# Homework Help: An integral arising from the inverse Fourier transform

1. Nov 24, 2012

### fluidistic

1. The problem statement, all variables and given/known data
For a physics problem I must take the inverse Fourier transform of 2 functions.
Namely I must compute the integral $\frac{1}{\sqrt{2\pi}}\int_{-\infty} ^\infty [A\cos (ckt)+B\sin (ckt)]e^{ikx}dk$.

2. Relevant equations
i is the complex number. t is greater or equal to 0. In fact it could also be negative, there should be no problem.

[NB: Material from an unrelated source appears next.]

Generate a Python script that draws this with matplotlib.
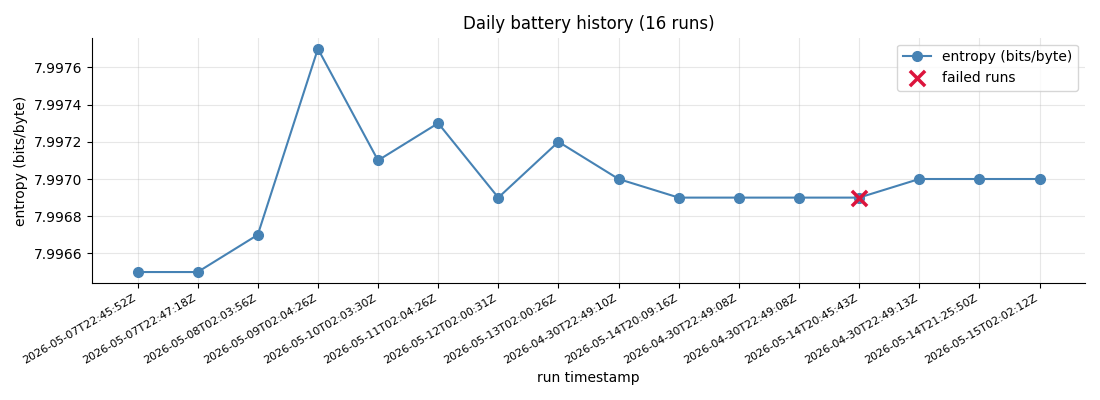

3. The attempt at a solution
So I tried to tackle $\int _{-\infty} ^\infty \cos (ckt)e^{ikx}dk$ first but ran out of ideas.
Integration by parts does not look promising. Probably some substitution I guess but I don't see it. Any tip would be appreciated.

2. Nov 24, 2012

### vela

Staff Emeritus
Look into the integral representation of the Dirac delta function.

3. Nov 24, 2012

### fluidistic

Hi and thanks for the tip vela. I have it under the eyes (http://dlmf.nist.gov/1.17), but I don't see how this can help.
Edit: I rewrote $A\cos (ckt)+B\sin (ckt)$ as $Ae^{ickt}+Be^{-ickt}$ which makes the integral diverge.

Last edited: Nov 24, 2012
4. Nov 24, 2012

### vela

Staff Emeritus
The integrals don't converge in the normal sense, but you can use 1.17.12 to recognize the appearance of the delta function.

5. Nov 24, 2012

### vela

Staff Emeritus
If you don't find that approach satisfying, you can try throwing in a convergence factor and then taking a limit:
$$\lim_{\lambda \to 0^+} \int_{-\infty}^\infty \cos (ckt) e^{ikx} e^{-\lambda |k|}\,dk$$ You have to be a bit careful when taking the limit so that you end up with the delta functions.

6. Nov 24, 2012

### fluidistic

Thanks a lot! It does satisfy me. So the answer would be $A\delta (ct+x)+B\delta (ct-x)$ where A and B are not necessarily the constants I started with.
I hope it's right.

7. Nov 24, 2012

### fluidistic

I just found out the solution to the problem. Apparently A and B depend on k (http://mathworld.wolfram.com/WaveEquation1-Dimensional.html), I missed this. The answer should be f(x-ct)+f(x+ct) instead of the delta. f could be any function twice differentiable I think, thus the delta is a possibility.